Indeed, new research, published by the Oxford Newfound Institute of Nihilism (ONION), finds that workers — no longer persuaded by “retirement crisis” headlines that there wasn’t any point in trying — now are taking proactive steps to understand their situation, often with the help of trained advisors. Previous research had shown that fewer than half of workers had made even a single attempt to assess their retirement needs, and many of those had simply … guessed.

Ironically, despite this newfound and dramatic increase in confidence, the new retirement savings goals were not only more likely to produce a successful outcome, they were generally higher than the goals previously set by workers who had gone through the process.

In fact, some of the most dramatic impacts were recorded by participants in plans where employers had not only provided for automatic enrollment immediately upon hire, but who applied automatic enrollment retroactively to existing hires as well. “All these years, I just assumed my employer thought it was too late for me to start saving,” said one long-time worker who had just been automatically enrolled under such a program. 

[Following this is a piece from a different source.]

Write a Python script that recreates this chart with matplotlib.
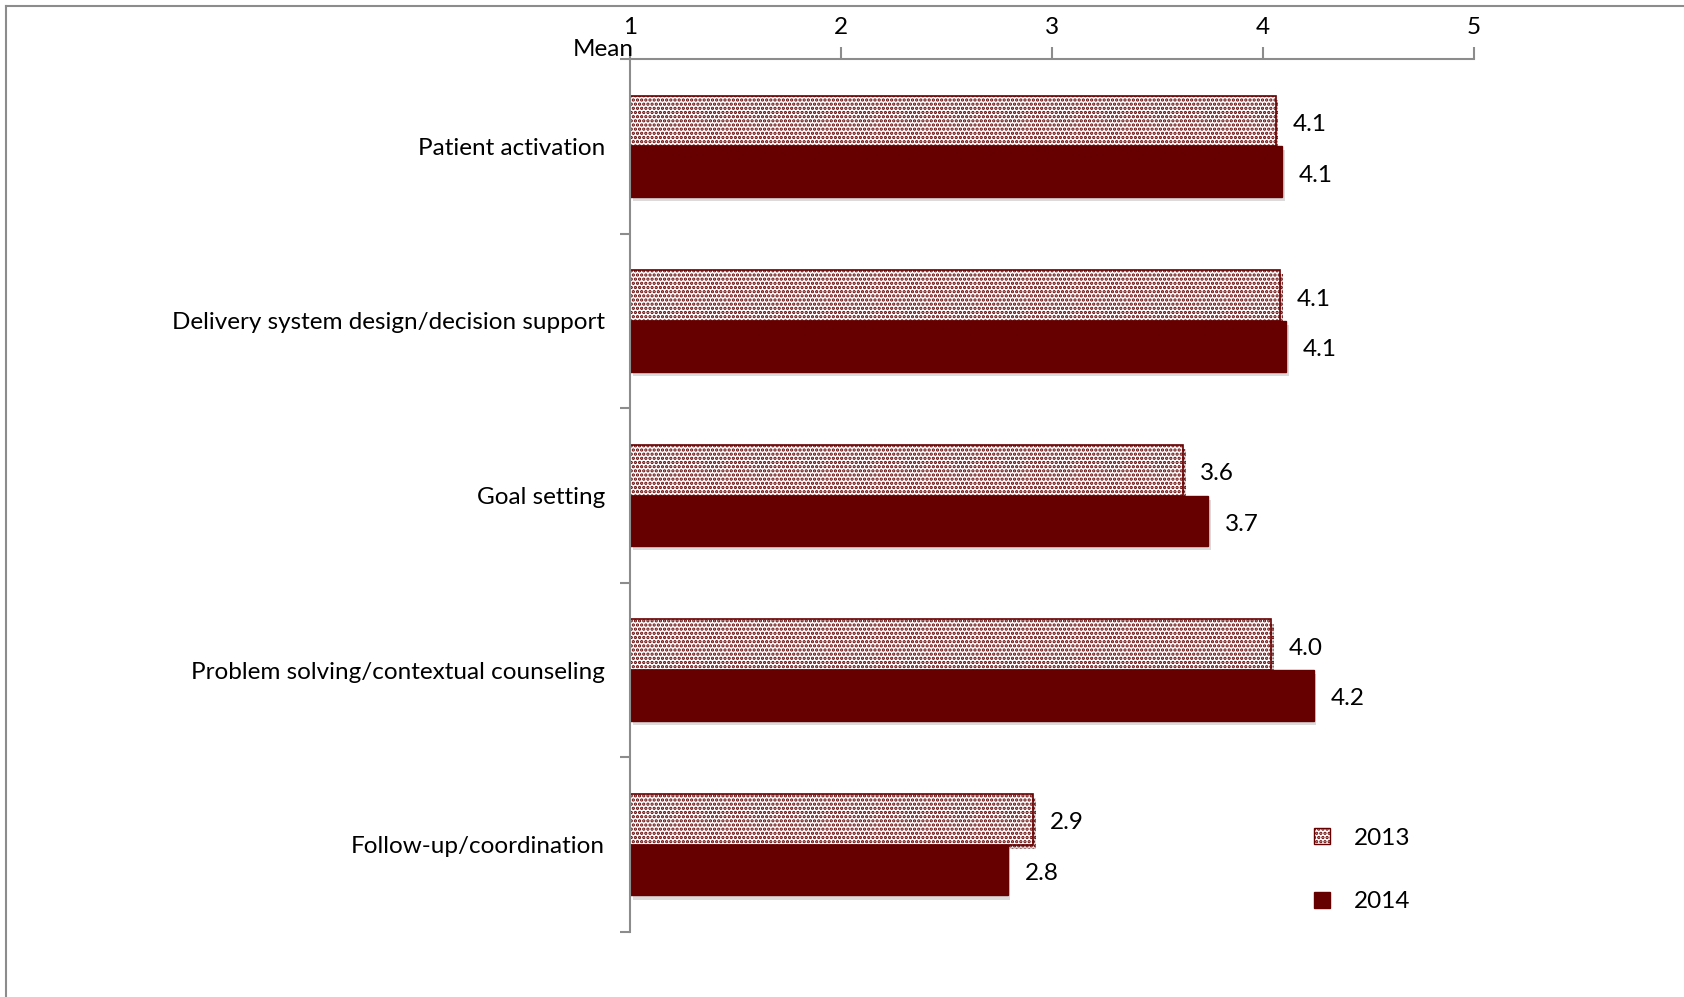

A separate, plan sponsor-focused report found that the renewed focus and confidence translated into tangible workforce management benefits as well. “We found that a growing number of older workers were simply hanging on to their old jobs, afraid to retire because they had no idea how much they would need to have in retirement,” observed one. “Now, for the first time in a long time, we’re seeing workers actively plan for their retirement date with confidence. We should have done this years ago!”

No foolin’.

  • Nevin E. Adams, JD

Note: Sure, it's April Fool’s, but while the post above has a certain tongue-in-cheek character, the implications are not as fictional as you might think. In fact, they are well within the realm of a very potential reality for millions more — with a little help from plan advisors, their plan sponsor clients and the cooperation of plan participants. Not holding my breath on the shift in focus by the media, academia, or — sadly — even the retirement industry itself.